Dr. Betances never saw the defeat of his colonial foe: he died on Sept. 16, 1898, days before the war against Spain formally ended. Within years, Cuba would be an independent nation while Puerto Rico would become a United States territory.

A huge monument to the Maine stands at the southwest corner of Central Park. A bit down Central Park South there are immense monuments not only to Martí, but also to Simón Bolívar, the liberator of Latin America, and Jose de San Martin, who fought for the independence of Argentina, Chile and Peru.

Those monuments tugged at Angel Collado-Schwarz for years when he lived in New York, working in advertising. Being an idea man, he got one.

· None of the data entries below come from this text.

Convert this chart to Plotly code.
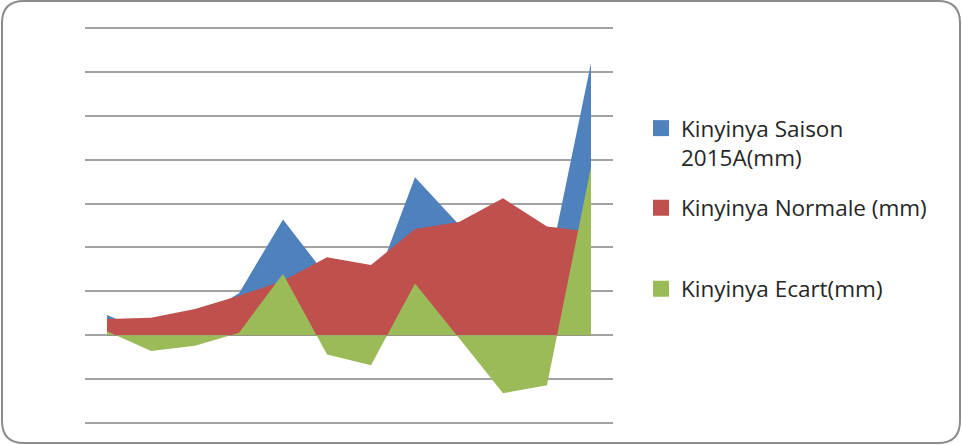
import plotly.graph_objects as go

# ---- data (mm) ----
categories = list(range(12))
saison_2015a = [23, 2, 18, 48, 132, 67, 46, 180, 126, 90, 67, 310]
normale = [18.5, 20, 30, 45, 62, 89, 80, 121, 129, 156, 124, 118]
ecart = [4.5, -18, -12, 3, 70, -22, -34, 59, -3, -66, -57, 192]

names = ["Kinyinya Saison<br>2015A(mm)", "Kinyinya Normale (mm)", "Kinyinya Ecart(mm)"]
colors = ["#4F81BD", "#C0504D", "#9BBB59"]
series = [saison_2015a, normale, ecart]

W, H = 962, 445
fig = go.Figure()

for vals, col in zip(series, colors):
    fig.add_trace(go.Scatter(
        x=categories, y=vals, mode="lines", fill="tozeroy",
        line=dict(width=0, color=col), fillcolor=col,
        showlegend=False, hoverinfo="skip"))

legend_names = ["legend", "legend2", "legend3"]
for nm, col, lg in zip(names, colors, legend_names):
    fig.add_trace(go.Scatter(
        x=[None], y=[None], mode="markers", name=nm, legend=lg,
        marker=dict(symbol="square", size=16, color=col)))

font = dict(family="Open Sans, Noto Sans, sans-serif", size=22.5, color="#262626")

def px_x(p):
    return p / W

def px_y(p):
    return 1 - p / H

# y scale: zero at 335.3 px, 0.8782 px per mm
Y0, K = 335.3, 0.8782
ymin, ymax = -105, 355

leg_common = dict(font=font, bgcolor="rgba(0,0,0,0)", borderwidth=0,
                  xanchor="left", yanchor="middle", valign="top",
                  itemclick=False, itemdoubleclick=False)

fig.update_layout(
    width=W, height=H,
    margin=dict(l=0, r=0, t=0, b=0),
    paper_bgcolor="white", plot_bgcolor="white",
    xaxis=dict(domain=[px_x(85), px_x(613)], range=[-0.5, 11.5],
               showgrid=False, zeroline=False, showticklabels=False,
               ticks="", showline=False, fixedrange=True),
    yaxis=dict(domain=[px_y(Y0 - ymin * K), px_y(Y0 - ymax * K)],
               range=[ymin, ymax], tick0=0, dtick=50,
               showgrid=True, gridcolor="#A3A3A3", gridwidth=1.6,
               zeroline=False, showticklabels=False, ticks="",
               showline=False, fixedrange=True),
    legend=dict(x=px_x(641), y=px_y(143), **leg_common),
    legend2=dict(x=px_x(641), y=px_y(208), **leg_common),
    legend3=dict(x=px_x(641), y=px_y(289), **leg_common),
)

# rounded chart border
x0, x1 = px_x(2), px_x(960)
y0, y1 = px_y(443), px_y(1)
rx, ry = 22 / W, 22 / H
path = (f"M {x0+rx},{y1} L {x1-rx},{y1} Q {x1},{y1} {x1},{y1-ry} "
        f"L {x1},{y0+ry} Q {x1},{y0} {x1-rx},{y0} L {x0+rx},{y0} "
        f"Q {x0},{y0} {x0},{y0+ry} L {x0},{y1-ry} Q {x0},{y1} {x0+rx},{y1} Z")
fig.add_shape(type="path", path=path, xref="paper", yref="paper",
              line=dict(color="#8C8C8C", width=2), layer="above")

fig.write_html("out.html",
               config={"displayModeBar": False},
               post_script="document.body.style.margin='0';document.body.style.overflow='hidden';")
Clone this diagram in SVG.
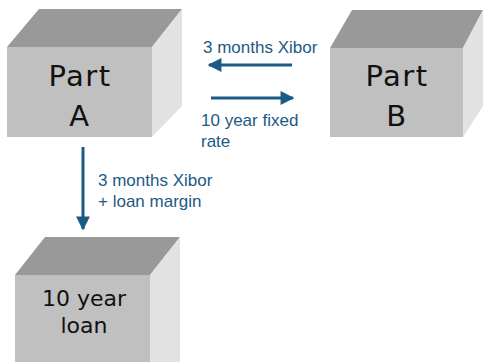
<svg xmlns="http://www.w3.org/2000/svg" width="487" height="362" viewBox="0 0 487 362">
<style>
.top{fill:#999999}
.front{fill:#c0c0c0}
.side{fill:#e2e2e2}
.bt{font-family:"DejaVu Sans","Liberation Sans",sans-serif;fill:#111;text-anchor:middle}
.big{font-size:29px;letter-spacing:1.5px}
.lbl{font-family:"Liberation Sans",Arial,sans-serif;font-size:17px;fill:#1d5a82}
.ar{stroke:#1b5a84;stroke-width:3;fill:none}
</style>
<defs>
<marker id="ah" viewBox="0 0 10 10" refX="9" refY="5" markerWidth="5.5" markerHeight="4.6" orient="auto" markerUnits="strokeWidth">
<path d="M0,0 L10,5 L0,10 z" fill="#1b5a84"/>
</marker>
</defs>
<rect width="487" height="362" fill="#ffffff"/>
<g id="partA">
<polygon class="top" points="7,47 39,9 182,9 152,47"/>
<polygon class="side" points="152,47 182,9 182,106 152,137"/>
<rect class="front" x="7" y="47" width="145" height="90"/>
<text class="bt big" x="80" y="86">Part</text>
<text class="bt big" x="80" y="126">A</text>
</g>
<g id="partB">
<polygon class="top" points="330,48 352,10 483,10 463,48"/>
<polygon class="side" points="463,48 483,10 483,106 463,137"/>
<rect class="front" x="330" y="48" width="133" height="89"/>
<text class="bt big" x="397" y="86">Part</text>
<text class="bt big" x="397" y="126">B</text>
</g>
<g id="loan">
<polygon class="top" points="15,275 45,237 180,237 150,275"/>
<polygon class="side" points="150,275 180,237 180,362 150,362"/>
<rect class="front" x="15" y="275" width="135" height="87"/>
<text class="bt" x="84" y="306" font-size="22">10 year</text>
<text class="bt" x="84" y="333" font-size="22">loan</text>
</g>
<g id="connectors">
<line class="ar" x1="292" y1="65" x2="209" y2="65" marker-end="url(#ah)"/>
<line class="ar" x1="211" y1="98" x2="293" y2="98" marker-end="url(#ah)"/>
<line class="ar" x1="83" y1="147" x2="83" y2="229" marker-end="url(#ah)"/>
<text class="lbl" x="203" y="53">3 months Xibor</text>
<text class="lbl" x="201" y="126">10 year fixed</text>
<text class="lbl" x="201" y="147">rate</text>
<text class="lbl" x="98" y="186">3 months Xibor</text>
<text class="lbl" x="98" y="207">+ loan margin</text>
</g>
</svg>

"Why isn't a Puerto Rican hero represented among Latin American heroes?" asked Mr. Collado-Schwarz, who sits on the boards of several leading Puerto Rican and Latino cultural and educational organizations and came up with the notion of honoring Dr. Betances. "It's time we rescue Betances and dignify his legacy by incorporating him where he belongs: among the Latin American superheroes."

He enlisted friends to the cause last year, including Dennis Rivera, a labor leader, to begin raising the $250,000 needed to shape and erect the statue and to explore what city regulations needed to be addressed. Mr. Rivera, who still recalls the awe he felt when he saw the majestic statues to the three Latin American heroes on Central Park South after he arrived in New York in 1977, said the project could be linked to a broader educational effort.

"We have not done enough, those of us of Puerto Rican heritage, to explain who we are to New York City," Mr. Rivera said. "It is not incumbent on other nationalities to recognize us. It is incumbent on us to represent ourselves to them."

But perhaps not in Central Park. Adrian Benepe, the city's parks commissioner, said no new historical sculptures have gone up since 1959, making the park perhaps the most difficult venue of all in the city. Despite the hundreds of statues and markers in the park, Mr. Benepe said the park's designers were opposed to adding any more embellishments to nature.

Not that the city is opposed to new sculptures: one of Eleanor Roosevelt was placed in Riverside Park almost eight years ago, while a statue of the Mexican hero Benito Juárez is planned for Bryant Park.

Mr. Benepe said he would welcome hearing from Mr. Rivera and his colleagues."We have 29,000 acres of parkland and important civic spaces not graced with sculptures," he said.

But to many, Central Park remains the city's most prominent public space, even if they are not sure why some statues are there.

Dixie Gordon was enjoying a morning stroll with her grandson Ty and his mother, Gae when they stopped to ponder the Balto statue.

"We wanted to know why Balto was in Central Park," Ms. Gordon said.

Ty said he knew about the dog from an animated film made by Steven Spielberg.

"I think he was born in New York," Ty said. "He went to Alaska to become a sled dog."

Grandma was not buying it.

"We still don't know why Balto's here," she said. "But we know he must have been important to somebody."